The severity levels strictly map as follows:

  • an error means that something is invalid;
  • a warning means that something may or may not be invalid (i.e. validity could not be determined for some reason); and
  • info has no effect on validity.

Once the validator as gathered all diagnostics, the validity of the plan is simply determined by the above mapping applied to the highest severity level encountered.

Note that the command line interface specifically could be said to have an extra "fatal" level. Such fatal diagnostics are not strictly diagnostics in the sense that they are validation results; they simply indicate that the CLI returned a non-zero exit code and why.

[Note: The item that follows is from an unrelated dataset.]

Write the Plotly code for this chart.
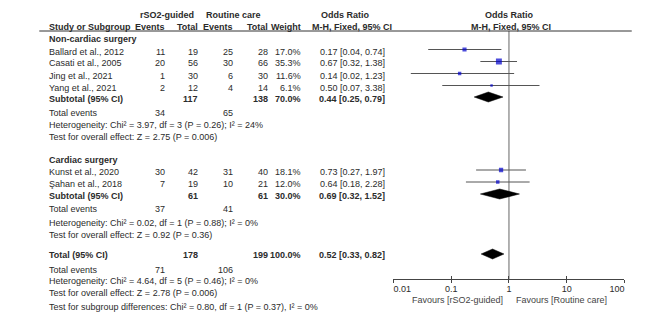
import plotly.graph_objects as go
import math

# page body has an 8px margin on every side, so the figure is drawn offset by (8, 8);
# keep the figure small enough that the page never overflows the 669x330 window
PAGE_OFF = 8
W, H = 669 - 2 * PAGE_OFF, 330 - 2 * PAGE_OFF

# ---------------- data ----------------
studies = ["Ballard et al., 2012", "Casati et al., 2005", "Jing et al., 2021",
           "Yang et al., 2021", "Kunst et al., 2020", "Şahan et al., 2018"]
exp_events = [11, 20, 1, 2, 30, 7]
exp_total = [19, 56, 30, 12, 42, 19]
ctl_events = [25, 30, 6, 4, 31, 10]
ctl_total = [28, 66, 30, 14, 40, 21]
weights = [17.0, 35.3, 11.6, 6.1, 18.1, 12.0]
or_est = [0.17, 0.67, 0.14, 0.50, 0.73, 0.64]
or_lo = [0.04, 0.32, 0.02, 0.07, 0.27, 0.18]
or_hi = [0.74, 1.38, 1.23, 3.38, 1.97, 2.28]

sub_names = ["Non-cardiac surgery", "Cardiac surgery"]
sub_exp_total = [117, 61]
sub_ctl_total = [138, 61]
sub_weight = [70.0, 30.0]
sub_or = [0.44, 0.69]
sub_lo = [0.25, 0.32]
sub_hi = [0.79, 1.52]
sub_exp_events = [34, 37]
sub_ctl_events = [65, 41]
sub_het = ["Heterogeneity: Chi² = 3.97, df = 3 (P = 0.26); I² = 24%",
           "Heterogeneity: Chi² = 0.02, df = 1 (P = 0.88); I² = 0%"]
sub_test = ["Test for overall effect: Z = 2.75 (P = 0.006)",
            "Test for overall effect: Z = 0.92 (P = 0.36)"]

tot_exp_total = 178
tot_ctl_total = 199
tot_weight = 100.0
tot_or = 0.52
tot_lo = 0.33
tot_hi = 0.82
tot_exp_events = 71
tot_ctl_events = 106
tot_het = "Heterogeneity: Chi² = 4.64, df = 5 (P = 0.46); I² = 0%"
tot_test = "Test for overall effect: Z = 2.78 (P = 0.006)"
subgroup_test = "Test for subgroup differences: Chi² = 0.80, df = 1 (P = 0.37), I² = 0%"

tick_vals = [0.01, 0.1, 1, 10, 100]
tick_text = ["0.01", "0.1", "1", "10", "100"]
favours_left = "Favours [rSO2-guided]"
favours_right = "Favours [Routine care]"

# ---------------- layout (screen pixel rows) ----------------
study_text_y = [51.5, 63, 75.5, 87.5, 171.5, 184]
study_mark_y = [49.5, 61.5, 73.5, 85.5, 170, 182]
group_title_y = [39, 160.5]
sub_text_y = [99, 195.5]
sub_mark_y = [97, 194]
sub_events_y = [112.5, 209]
sub_het_y = [125, 222.5]
sub_test_y = [136.5, 235]
tot_text_y = 255
tot_mark_y = 254
tot_events_y = 270
tot_het_y = 281
tot_test_y = 292.5
subgroup_test_y = 306.5

AX_TOP, AX_BOT = 31, 279
X_LEFT, X_RIGHT = 395, 638.3

TXT = "#2b2b2b"
FONT = "Liberation Sans, Arial, sans-serif"

COL_LABEL = 30
COL_EE = 157
COL_ET = 191
COL_CE = 228
COL_CT = 265
COL_W = 300
COL_OR = 388


def fx(x):
    return (x - PAGE_OFF) / W


def fy(y):
    return 1 - (y - PAGE_OFF) / H


fig = go.Figure()

cx, cy = [], []
for lo, hi, y in zip(or_lo, or_hi, study_mark_y):
    cx += [lo, hi, None]
    cy += [y, y, None]
fig.add_trace(go.Scatter(x=cx, y=cy, mode="lines",
                         line=dict(color="#555555", width=1),
                         hoverinfo="skip", showlegend=False))
fig.add_trace(go.Scatter(x=or_est, y=study_mark_y, mode="markers",
                         marker=dict(symbol="square", color="#0000cc",
                                     size=[math.sqrt(w) for w in weights],
                                     line=dict(width=0)),
                         showlegend=False))


def diamond(est, lo, hi, y, h=5):
    fig.add_trace(go.Scatter(x=[lo, est, hi, est, lo], y=[y, y - h, y, y + h, y],
                             mode="lines", fill="toself", fillcolor="black",
                             line=dict(color="black", width=0.5),
                             hoverinfo="skip", showlegend=False))


for i in range(2):
    diamond(sub_or[i], sub_lo[i], sub_hi[i], sub_mark_y[i])
diamond(tot_or, tot_lo, tot_hi, tot_mark_y)

ann = []


def txt(x, y, s, anchor="left", bold=False, color=TXT, size=9):
    if bold:
        s = "<b>" + s + "</b>"
    ann.append(dict(x=fx(x), y=fy(y), xref="paper", yref="paper",
                    text=s, showarrow=False, xanchor=anchor, yanchor="middle",
                    font=dict(family=FONT, size=size, color=color)))


txt(156, 15, "rSO2-guided", "center", True)
txt(227, 15, "Routine care", "center", True)
txt(344, 15, "Odds Ratio", "center", True)
txt(517, 15, "Odds Ratio", "center", True)
txt(COL_LABEL, 27, "Study or Subgroup", "left", True)
txt(COL_EE, 27, "Events", "right", True)
txt(COL_ET, 27, "Total", "right", True)
txt(COL_CE, 27, "Events", "right", True)
txt(COL_CT, 27, "Total", "right", True)
txt(COL_W, 27, "Weight", "right", True)
txt(351, 27, "M-H, Fixed, 95% CI", "center", True)
txt(519, 27, "M-H, Fixed, 95% CI", "center", True)

for g in range(2):
    txt(COL_LABEL, group_title_y[g], sub_names[g], "left", True)

for i, s in enumerate(studies):
    y = study_text_y[i]
    txt(COL_LABEL, y, s)
    txt(COL_EE, y, str(exp_events[i]), "right")
    txt(COL_ET, y, str(exp_total[i]), "right")
    txt(COL_CE, y, str(ctl_events[i]), "right")
    txt(COL_CT, y, str(ctl_total[i]), "right")
    txt(COL_W, y, f"{weights[i]:.1f}%", "right")
    txt(COL_OR, y, f"{or_est[i]:.2f} [{or_lo[i]:.2f}, {or_hi[i]:.2f}]", "right")

for g in range(2):
    y = sub_text_y[g]
    txt(COL_LABEL, y, "Subtotal (95% CI)", "left", True)
    txt(COL_ET, y, str(sub_exp_total[g]), "right", True)
    txt(COL_CT, y, str(sub_ctl_total[g]), "right", True)
    txt(COL_W, y, f"{sub_weight[g]:.1f}%", "right", True)
    txt(COL_OR, y, f"{sub_or[g]:.2f} [{sub_lo[g]:.2f}, {sub_hi[g]:.2f}]", "right", True)
    txt(COL_LABEL, sub_events_y[g], "Total events")
    txt(COL_EE, sub_events_y[g], str(sub_exp_events[g]), "right")
    txt(COL_CE, sub_events_y[g], str(sub_ctl_events[g]), "right")
    txt(COL_LABEL, sub_het_y[g], sub_het[g])
    txt(COL_LABEL, sub_test_y[g], sub_test[g])

txt(COL_LABEL, tot_text_y, "Total (95% CI)", "left", True)
txt(COL_ET, tot_text_y, str(tot_exp_total), "right", True)
txt(COL_CT, tot_text_y, str(tot_ctl_total), "right", True)
txt(COL_W, tot_text_y, f"{tot_weight:.1f}%", "right", True)
txt(COL_OR, tot_text_y, f"{tot_or:.2f} [{tot_lo:.2f}, {tot_hi:.2f}]", "right", True)
txt(COL_LABEL, tot_events_y, "Total events")
txt(COL_EE, tot_events_y, str(tot_exp_events), "right")
txt(COL_CE, tot_events_y, str(tot_ctl_events), "right")
txt(COL_LABEL, tot_het_y, tot_het)
txt(COL_LABEL, tot_test_y, tot_test)
txt(COL_LABEL, subgroup_test_y, subgroup_test)

txt(512, 299.5, favours_left, "right", color="#444444")
txt(522, 299.5, favours_right, "left", color="#444444")

shapes = [
    dict(type="line", xref="paper", yref="paper", x0=fx(22), x1=fx(646),
         y0=fy(AX_TOP), y1=fy(AX_TOP), line=dict(color="#333333", width=1)),
    dict(type="line", xref="x", yref="y", x0=1, x1=1, y0=AX_TOP, y1=AX_BOT,
         line=dict(color="#999999", width=1.5), layer="below"),
]

# end labels sit inside the axis (first one starts at its tick, last ends at its tick)
NB = "\u00a0"
axis_ticktext = [NB * 7 + tick_text[0]] + tick_text[1:-1] + [tick_text[-1] + NB * 6]

xdom = [fx(X_LEFT), fx(X_RIGHT)]
fig.update_layout(
    width=W, height=H, margin=dict(l=0, r=0, t=0, b=0),
    paper_bgcolor="white", plot_bgcolor="rgba(0,0,0,0)",
    showlegend=False,
    annotations=ann, shapes=shapes,
    xaxis=dict(type="log", range=[-2, 2], domain=xdom, anchor="y",
               showline=True, linecolor="#444444", linewidth=1,
               ticks="outside", ticklen=3, tickcolor="#444444", tickwidth=1,
               tickvals=tick_vals, ticktext=axis_ticktext,
               ticklabelstandoff=-2,
               tickfont=dict(family=FONT, size=9, color=TXT),
               showgrid=False, zeroline=False),
    xaxis2=dict(type="log", range=[-2, 2], domain=xdom, anchor="y",
                overlaying="x", showline=False, ticks="inside", ticklen=3,
                tickcolor="#444444", tickwidth=1, tickvals=tick_vals,
                showticklabels=False, showgrid=False, zeroline=False),
    yaxis=dict(domain=[fy(AX_BOT), fy(AX_TOP)],
               range=[AX_BOT, AX_TOP], visible=False, fixedrange=True),
)
fig.add_trace(go.Scatter(x=[1], y=[AX_BOT], xaxis="x2", yaxis="y", mode="markers",
                         marker=dict(opacity=0), hoverinfo="skip", showlegend=False))

fig.write_html("out.html")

Severity levels can be clamped to a certain range, distinguished by their classification. On the command line, the syntax for this is --diagnostic-level <code> <min-severity> <max-severity>, where the severity levels can be info, warning, or error. This allows you to, for example, disable warnings of a certain type by clamping them down to info when you know that those particular warnings are not of interest to your application (--diagnostic-level <code> info info), raise severity to error if you want the validator to be extra pedantic about something (--diagnostic-level <code> error error), or reduce the severity of errors to warnings without affecting info messages (--diagnostic-level <code> info warning). Because the validator derives its verdict from the highest-severity diagnostic encountered, clamping severity levels may also change the verdict.

You can request the list of diagnostic codes from the command-line interface using the --help-diagnostics flag:

user@host:~$ substrait-validator --help-diagnostics
The following diagnostic codes are defined:

0000 (Unclassified): unclassified diagnostic.
 |- 0001 (NotYetImplemented): not yet implemented.
 |- 0002 (IllegalValue): illegal value.
...

Diagnostic codes are organized in a tree. When you configure the severity range of a diagnostic code with children, its children will inherit this configuration, unless they themselves are also explicitly configured. For example, you can disable all warnings and errors except for those corresponding to one particular diagnostic by clamping code 0000 down to info only, and then overriding the configuration for the diagnostic you're interested in back to the full info to error range.